The April 2006 issue of the Spiritual Sword is entitled, "A Century of Controversy: 1906-2006." I encourage you to get a copy and read it. I think this is one of the finest and most important issues of this periodical. Alan Highers, editor, has done a marvelous job in laying out a periodical that shows the underlying controversy and why many of us will not relinquish our desire to hold to Biblical authority for popular religion. You can subscribe to the Spiritual Sword at 901-743-0464. The cost is a mere $6.00 per year. I urge you to do so.

Christianity holds that Christ is Lord (Acts 2:36). As Lord, He is the one and only head of His church. Only He can make the laws or rules of the church. Some folks don't like laws or rules, but we wonder how the Lord can rule in our lives if there are no rules. Of course, that is the point. They want Jesus as their Savior and Lord, but they do not want the Bible making rules in their lives.

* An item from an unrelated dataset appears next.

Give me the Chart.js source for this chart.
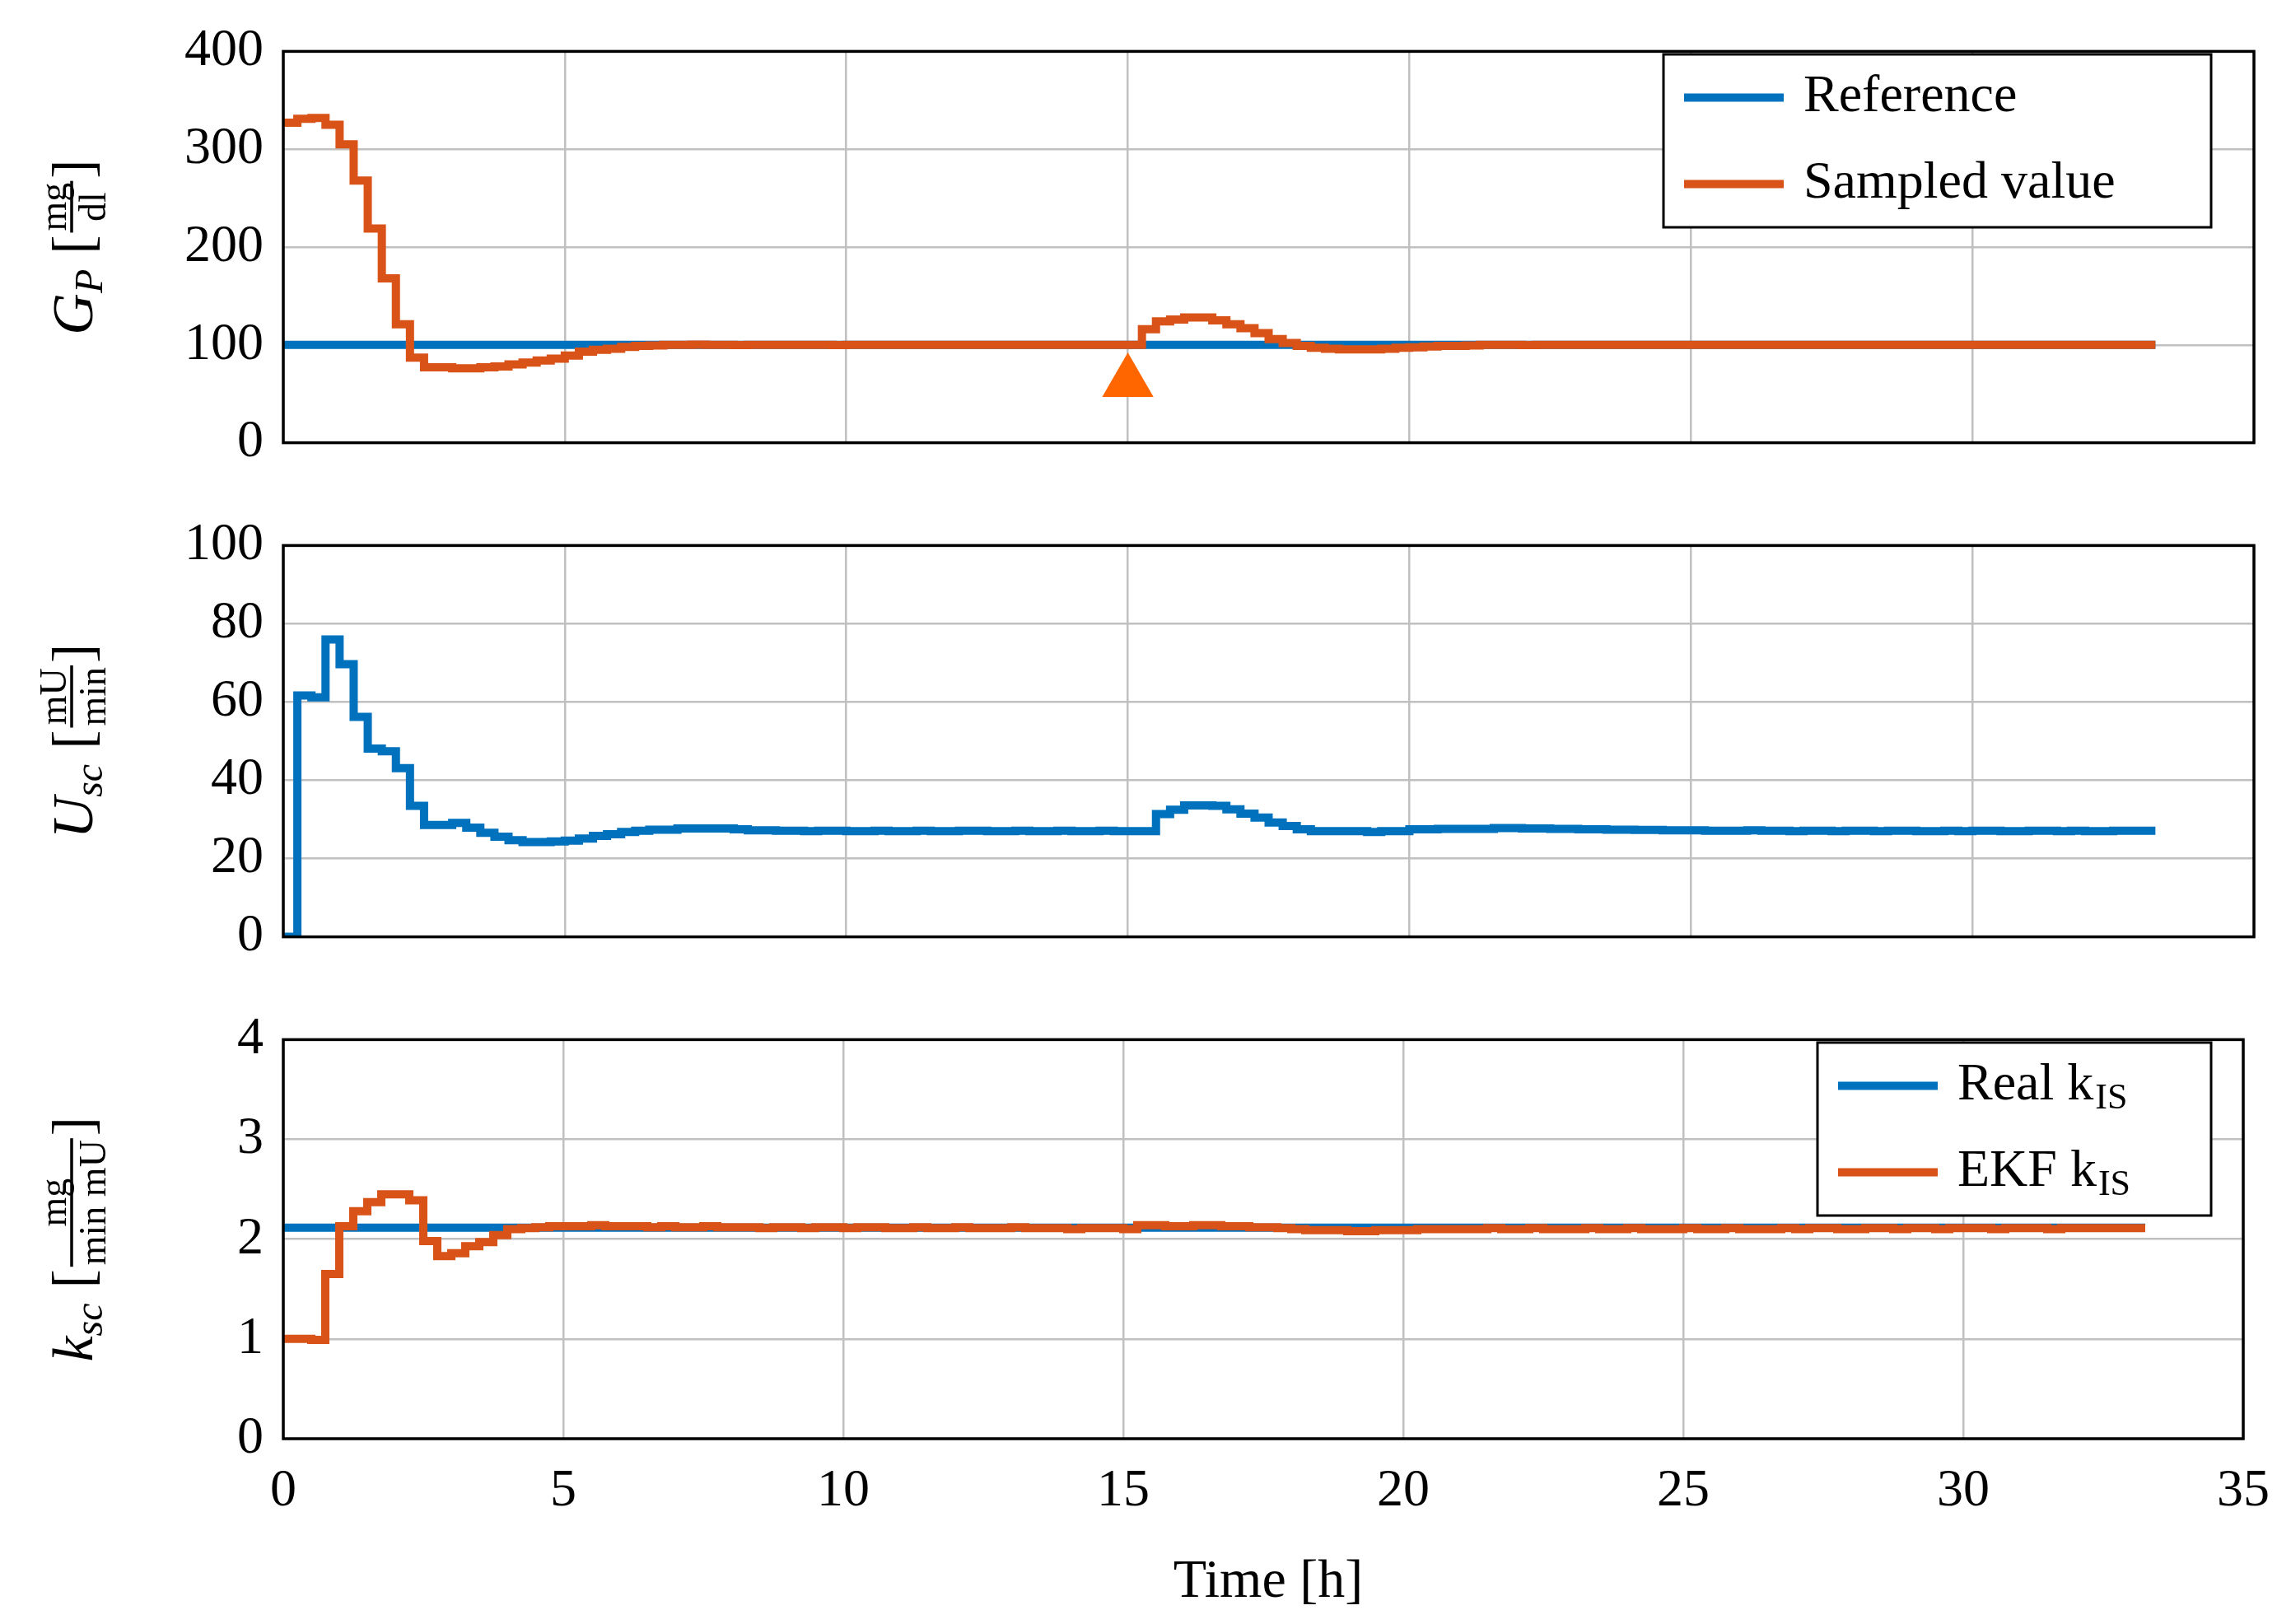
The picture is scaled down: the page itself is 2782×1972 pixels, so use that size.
<!DOCTYPE html>
<html><head><meta charset="utf-8">
<script src="https://cdn.jsdelivr.net/npm/chart.js@4"></script>
<style>html,body{margin:0;padding:0;background:#fff;width:2782px;height:1972px;overflow:hidden}
.c{position:absolute;left:0;width:2782px}</style></head>
<body>
<div class="c" style="top:0;height:600px"><canvas id="c1"></canvas></div>
<div class="c" style="top:600px;height:600px"><canvas id="c2"></canvas></div>
<div class="c" style="top:1200px;height:772px"><canvas id="c3"></canvas></div>
<script>
const sampleTimeH = 0.25;
const xTicks = [0,5,10,15,20,25,30,35];
const gpTicks = [0,100,200,300,400];
const uTicks = [0,20,40,60,80,100];
const kTicks = [0,1,2,3,4];
const gpReference = [100,100,100,100,100,100,100,100,100,100,100,100,100,100,100,100,100,100,100,100,100,100,100,100,100,100,100,100,100,100,100,100,100,100,100,100,100,100,100,100,100,100,100,100,100,100,100,100,100,100,100,100,100,100,100,100,100,100,100,100,100,100,100,100,100,100,100,100,100,100,100,100,100,100,100,100,100,100,100,100,100,100,100,100,100,100,100,100,100,100,100,100,100,100,100,100,100,100,100,100,100,100,100,100,100,100,100,100,100,100,100,100,100,100,100,100,100,100,100,100,100,100,100,100,100,100,100,100,100,100,100,100,100];
const gpSampled = [327,331,332,325,305,268,219,168,121,87,77,77,76,76,77,78,80,82,84,86,89,93,95,96,98,99,
99.5,100,100,100.2,100,100,99.8,100,100,100,100,100,100,99.8,100,100,100,100,100,100,100,100,100,100,100,100,100,100,100,100,100,100,100,100,100,
116,124,126,128,128,125,121,117,112,106,102,99,97,96,95.5,95.5,95.5,96,97,97.6,98.4,99,99,
99.5,100,100,100,99.8,100,100,100,100,100,100,100,100,100,100,100,100,100,100,100,100,100,100,100,100,100,100,100,100,100,100,100,100,100,100,100,100,100,100,100,100,100,100,100,100,100,100,100,100];
const uSc = [0,61.7,61.2,76,69.7,56.2,48.1,47.4,43.1,33.5,28.6,28.6,29.1,27.9,26.6,25.6,24.7,24.2,24.2,24.4,24.6,25.1,25.8,26.2,26.8,27.1,27.4,27.4,27.7,27.7,27.7,27.7,27.5,27.2,
27.2,27.1,27.1,27.0,27.1,27.1,27.0,27.0,27.1,27.0,27.0,27.1,27.0,27.0,27.1,27.1,27.0,27.0,27.1,27.0,27.0,27.1,27.0,27.0,27.1,27.0,27.0,
27.0,31.4,32.5,33.6,33.6,33.5,32.6,31.5,30.5,29.2,28.3,27.5,27.0,27.0,27.0,27.0,26.8,27.0,27.0,27.5,27.5,27.6,27.6,27.6,27.6,27.8,27.8,
27.7,27.7,27.6,27.6,27.5,27.5,27.4,27.4,27.3,27.3,27.2,27.2,27.2,27.1,27.1,27.1,27.2,27.1,27.1,27.0,27.1,27.1,27.0,27.1,27.1,27.0,27.1,27.1,27.0,27.0,27.1,27.0,27.1,27.1,27.0,27.0,27.1,27.1,27.0,27.1,27.0,27.0,27.1,27.1,27.1];
const kReal = [2.115,2.115,2.115,2.115,2.115,2.115,2.115,2.115,2.115,2.115,2.115,2.115,2.115,2.115,2.115,2.115,2.115,2.115,2.115,2.115,2.115,2.115,2.115,2.115,2.115,2.115,2.115,2.115,2.115,2.115,2.115,2.115,2.115,2.115,2.115,2.115,2.115,2.115,2.115,2.115,2.115,2.115,2.115,2.115,2.115,2.115,2.115,2.115,2.115,2.115,2.115,2.115,2.115,2.115,2.115,2.115,2.115,2.115,2.115,2.115,2.115,2.115,2.115,2.115,2.115,2.115,2.115,2.115,2.115,2.115,2.115,2.115,2.115,2.115,2.115,2.115,2.115,2.115,2.115,2.115,2.115,2.115,2.115,2.115,2.115,2.115,2.115,2.115,2.115,2.115,2.115,2.115,2.115,2.115,2.115,2.115,2.115,2.115,2.115,2.115,2.115,2.115,2.115,2.115,2.115,2.115,2.115,2.115,2.115,2.115,2.115,2.115,2.115,2.115,2.115,2.115,2.115,2.115,2.115,2.115,2.115,2.115,2.115,2.115,2.115,2.115,2.115,2.115,2.115,2.115,2.115,2.115,2.115];
const kEKF = [1.0,1.0,0.99,1.65,2.13,2.28,2.37,2.45,2.45,2.39,1.98,1.83,1.86,1.93,1.97,2.04,2.10,2.11,2.12,
2.13,2.13,2.13,2.14,2.13,2.13,2.13,2.12,2.13,2.12,2.12,2.13,2.12,2.12,2.12,2.11,2.12,2.12,2.11,2.12,2.12,2.11,2.12,2.12,2.11,2.11,2.12,2.11,2.11,2.12,2.11,2.11,2.11,2.12,2.11,2.11,2.11,2.10,2.11,2.11,2.11,2.10,
2.14,2.14,2.13,2.13,2.14,2.14,2.13,2.13,2.12,2.12,2.11,2.10,
2.09,2.09,2.09,2.08,2.08,2.09,2.09,2.09,2.10,2.10,2.10,2.10,
2.10,2.11,2.10,2.10,2.11,2.10,2.10,2.10,2.11,2.10,2.10,2.11,2.10,2.10,2.10,2.11,2.10,2.10,2.11,2.10,2.10,2.10,2.11,2.10,2.11,2.11,2.10,2.10,2.11,2.11,2.10,2.11,2.11,2.10,2.11,2.11,2.11,2.10,2.11,2.11,2.11,2.10,2.11,2.11,2.11,2.11,2.11,2.11];
const marker = {x:15, y:62};

const BLUE='#0072BD', ORANGE='#D95319', MARK='#FF6600';
const SERIF='"Liberation Serif","DejaVu Serif",serif';

function pts(arr){
  const out = arr.map((v,i)=>({x:i*sampleTimeH,y:v}));
  out.push({x:arr.length*sampleTimeH,y:arr[arr.length-1]});
  return out;
}
function line(label,arr,color,order){
  return {label,data:pts(arr),borderColor:color,backgroundColor:color,borderWidth:10,pointRadius:0,stepped:'before',fill:false,tension:0,order,borderCapStyle:'butt',borderJoinStyle:'miter'};
}

function drawTitle(ctx,cx,cy,parts){
  ctx.save();
  ctx.translate(cx,cy); ctx.rotate(-Math.PI/2);
  ctx.fillStyle='#000'; ctx.strokeStyle='#000';
  ctx.textBaseline='alphabetic'; ctx.textAlign='left';
  const w=parts.map(p=>{
    ctx.font=p.font;
    if(p.frac) return Math.max(ctx.measureText(p.num).width,ctx.measureText(p.den).width)+10;
    return ctx.measureText(p.t).width+(p.gap||0);
  });
  const total=w.reduce((a,b)=>a+b,0);
  let x=-total/2;
  parts.forEach((p,i)=>{
    ctx.font=p.font;
    if(p.frac){
      const ww=w[i];
      ctx.textAlign='center';
      ctx.fillText(p.num,x+ww/2,-10);
      ctx.fillText(p.den,x+ww/2,38);
      ctx.lineWidth=3.5; ctx.beginPath(); ctx.moveTo(x+3,-3); ctx.lineTo(x+ww-3,-3); ctx.stroke();
      ctx.textAlign='left';
    } else {
      ctx.fillText(p.t,x,(p.dy||0)+22);
    }
    x+=w[i];
  });
  ctx.restore();
}

function drawLegend(ctx,x,y,w,h,items){
  ctx.save();
  ctx.fillStyle='#fff'; ctx.fillRect(x,y,w,h);
  ctx.strokeStyle='#000'; ctx.lineWidth=3; ctx.strokeRect(x,y,w,h);
  items.forEach((it,i)=>{
    const yy=y+h*(i+0.5)/items.length;
    ctx.strokeStyle=it.color; ctx.lineWidth=10; ctx.beginPath(); ctx.moveTo(x+25,yy); ctx.lineTo(x+146,yy); ctx.stroke();
    ctx.fillStyle='#000'; ctx.textBaseline='middle'; ctx.textAlign='left';
    ctx.font='64px '+SERIF;
    ctx.fillText(it.text,x+170,yy);
    if(it.sub){
      const tw=ctx.measureText(it.text).width;
      ctx.font='44px '+SERIF;
      ctx.fillText(it.sub,x+170+tw+2,yy+16);
    }
  });
  ctx.restore();
}

function makeChart(id,opt){
  const frame={
    id:'frame'+id,
    afterDraw(chart){
      const {ctx,chartArea:a}=chart;
      ctx.save(); ctx.strokeStyle='#000'; ctx.lineWidth=3.5;
      ctx.strokeRect(a.left,a.top,a.right-a.left,a.bottom-a.top);
      ctx.restore();
      drawTitle(ctx,90,(a.top+a.bottom)/2,opt.title);
      if(opt.legend) opt.legend(ctx);
      if(opt.extra) opt.extra(ctx,chart);
    }
  };
  return new Chart(document.getElementById(id),{
    type:'line',
    data:{datasets:opt.datasets},
    options:{
      responsive:true,maintainAspectRatio:false,animation:false,
      layout:{padding:{top:opt.padTop,right:45,left:0,bottom:0}},
      plugins:{legend:{display:false},tooltip:{enabled:false}},
      scales:{
        x:{type:'linear',min:0,max:35,
          afterBuildTicks(s){s.ticks=xTicks.map(v=>({value:v}));},
          afterFit(s){s.height=opt.xHeight;},
          grid:{color:'#c0c0c0',lineWidth:2.5,drawTicks:false},border:{display:false},
          ticks:{display:opt.showX,padding:26,color:'#000',font:{family:SERIF,size:64},maxRotation:0}},
        y:{min:opt.ymin,max:opt.ymax,
          afterBuildTicks(s){s.ticks=opt.yTicks.map(v=>({value:v}));},
          afterFit(s){s.width=344;},
          grid:{color:'#c0c0c0',lineWidth:2.5,drawTicks:false},border:{display:false},
          ticks:{padding:24,color:'#000',font:{family:SERIF,size:64}}}
      }
    },
    plugins:[frame]
  });
}

const fBig='italic 70px '+SERIF, fSub='italic 48px '+SERIF, fBr='70px '+SERIF, fFr='46px '+SERIF;

makeChart('c1',{
  padTop:54,xHeight:49,showX:false,ymin:0,ymax:400,yTicks:gpTicks,
  datasets:[line('Reference',gpReference,BLUE,2),line('Sampled value',gpSampled,ORANGE,1),
    {type:'scatter',label:'marker',data:[marker],order:0,pointStyle:'triangle',pointRadius:36,pointBackgroundColor:MARK,pointBorderColor:MARK,borderWidth:0}],
  title:[{t:'G',font:fBig},{t:'P',font:fSub,dy:12,gap:18},{t:'[',font:fBr},{frac:true,num:'mg',den:'dl',font:fFr},{t:']',font:fBr}],
  legend:ctx=>drawLegend(ctx,2020,66,665,210,[{text:'Reference',color:BLUE},{text:'Sampled value',color:ORANGE}])
});
makeChart('c2',{
  padTop:52,xHeight:52,showX:false,ymin:0,ymax:100,yTicks:uTicks,
  datasets:[line('Usc',uSc,BLUE,1)],
  title:[{t:'U',font:fBig},{t:'sc',font:fSub,dy:12,gap:18},{t:'[',font:fBr},{frac:true,num:'mU',den:'min',font:fFr},{t:']',font:fBr}]
});
makeChart('c3',{
  padTop:51,xHeight:225,showX:true,ymin:0,ymax:4,yTicks:kTicks,
  datasets:[line('Real kIS',kReal,BLUE,2),line('EKF kIS',kEKF,ORANGE,1)],
  title:[{t:'k',font:fBig},{t:'sc',font:fSub,dy:12,gap:18},{t:'[',font:fBr},{frac:true,num:'mg',den:'min mU',font:fFr},{t:']',font:fBr}],
  legend:ctx=>drawLegend(ctx,2207,66,478,210,[{text:'Real k',sub:'IS',color:BLUE},{text:'EKF k',sub:'IS',color:ORANGE}]),
  extra:(ctx)=>{ctx.save();ctx.fillStyle='#000';ctx.font='66px '+SERIF;ctx.textAlign='center';ctx.textBaseline='middle';ctx.fillText('Time [h]',1540,722);ctx.restore();}
});
</script>
</body></html>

The all-sufficient New Testament is final and authoritative. Since it lacks any instruction for the use of the instrument, we have no authority for its use. Apparently the early church understood this well. They did not use it and were vehemently opposed to its use because it was worldly.

I have heard a number of psallo and psalmos arguments in recent years that supposedly support the use of instruments in Christian worship. They all break down, however, when you consider that if psallo or psalmos enjoined the instrument, the early church would have known it and practiced it. They knew Greek. The simple fact is that this argument fails. It was first hatched up by George P. Slade in 1878 in order to justify the use of the instrument. First they said it had to be used. When they were corrected, they then argued it could be used. But if it could be used, why didn't anyone in the early church for hundreds of years use it? Instruments were available. Instruments were used in all the pagan religions. They didn't use them, because God gave no consent for them.

If Christianity belongs to God, then shouldn't we do God's will rather than relinquish our "freedom" to the imitation of worldly sects? One fellow demands his Christian "freedom" to do what God never enjoined, authorized, or instructed. He is finding his freedom by imitating those outside of the Lord's church, not inside. Our freedom in Christ is not a warrant to imitate those who practice things outside the authority of Christ, like instruments of music. Ought we not to find our freedom by imitating the Lord's teaching rather than abberations of it? Paul spoke of those who left the freedom of Christ by embracing the thinking of the Judaizers (Galatians 5). Real freedom is found in "abiding in my words" (Jn 8:31-32) not by embracing that which is outside of Christ.

I hope you'll read this issue of Spiritual Sword. It speaks clearly and truthfully.